Getting out from under my parents feet, dealing with the turmoil of school wasn't easy, so I went fishing. It became my special place where I could process things, take a breath and move on. When you find that kind of solace you can spend an awful lot of that time thinking, but you never necessarily work everything out.
I moved into adulthood, work, three wonderful children, life, building as I went, but as I went I carried with me the unresolved trauma of my formative years. My happy go lucky disposition carried me through but I always knew I was repressing key factors that I needed to deal with and process.

The years passed, I’d become a single parent, studied at university for my BSc in computer science, left behind manual work and became a software engineer. I’d built my life back up again. But still the feelings that had caused me issues in the past remained. I’d always liked myself enough because of the initial reaction most people gave, and the strong friendships I had formed. However I also knew that I was not everyone's, cup of tea all of the time. This led me to navigate life more carefully, however I was always critical of myself, "I was a fraud and I couldn't pull it off". If I could have seen and heard myself then perhaps I would have disagreed.

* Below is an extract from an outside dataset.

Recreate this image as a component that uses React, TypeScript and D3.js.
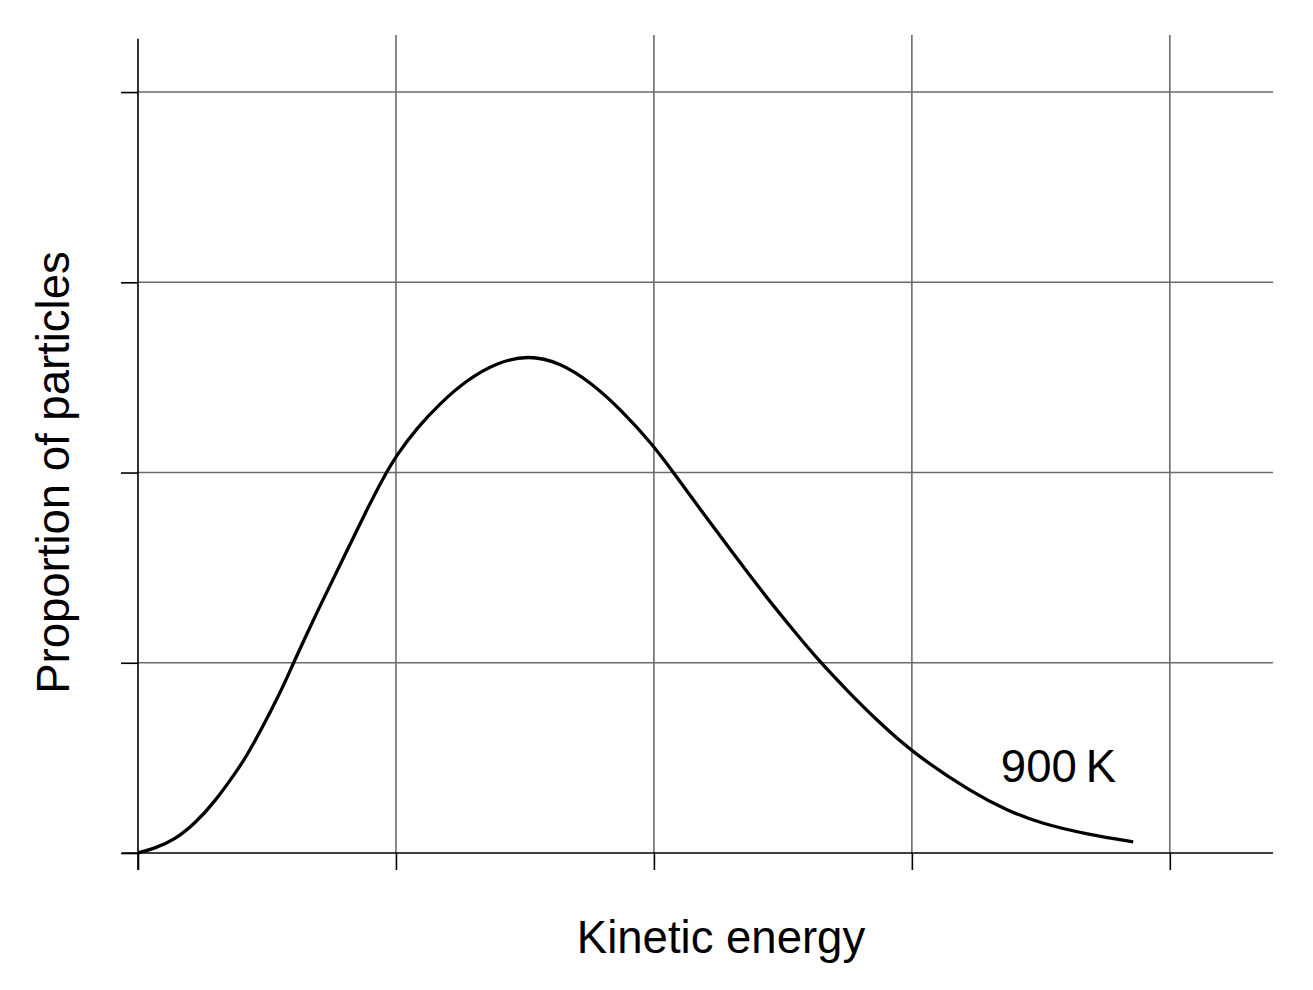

When I started to film in 2007 I had no idea what I was doing. What I mean to say is that I had not thought it through, I had no plan, no rules, no agenda, so it was just me. As I became more accustomed to pointing the camera at myself, realising I had an audience and talking to them, I became more relaxed and my true inner self came out. It had always been there, many others had seen it but now, I could see it also.

Over the next year or so TheCarpCatcher community grew and I felt a belonging that I had looked for ever since I could remember. How amazing to be regarded so much for just being you and to have people enjoying what you do, and the style you do it in. To be able to engage so much and with so many people. I guess this was the affirmation that I needed about myself. The good thing about fishing and life though is that it’s unpredictable, which grounds you.

Over the next fifteen years I received a number of emails from people telling me about their lives and their tragedies. Some heart-rending stuff, but always ending with how my films gave them solace and hope, got them back into fishing and how that helped them heal. Some would just put my films on in the background, my voice a simple comfort to them.

I suddenly realised that my life experiences, my feelings, affected everything in my films. Somehow I was connecting and helping others to heal like I was. From just the quick fishing fix needed at the end of a long day to something much deeper.
Those fifteen years I spent making over 500 films, writing magazine articles, answering hundreds of emails and thousands of comments saved me, I found myself, it gave me purpose, it let me look from outside myself, find my center and reconcile long repressed feelings.

Fishing gave me my life, the one I wanted and helped me through the one I wasn't so keen on, it sustained me, it still does. Filming opened me up and revealed the inside of me, made me honest and whole.

As Alan Watts the philosopher once said “What do you desire, what makes you itch”, “How would you really enjoy spending the rest of your life”, “Better to have a short life that is full of what you like doing than a long life spent in a miserable way”, “and so therefore it’s so important to consider the question, what do I desire”.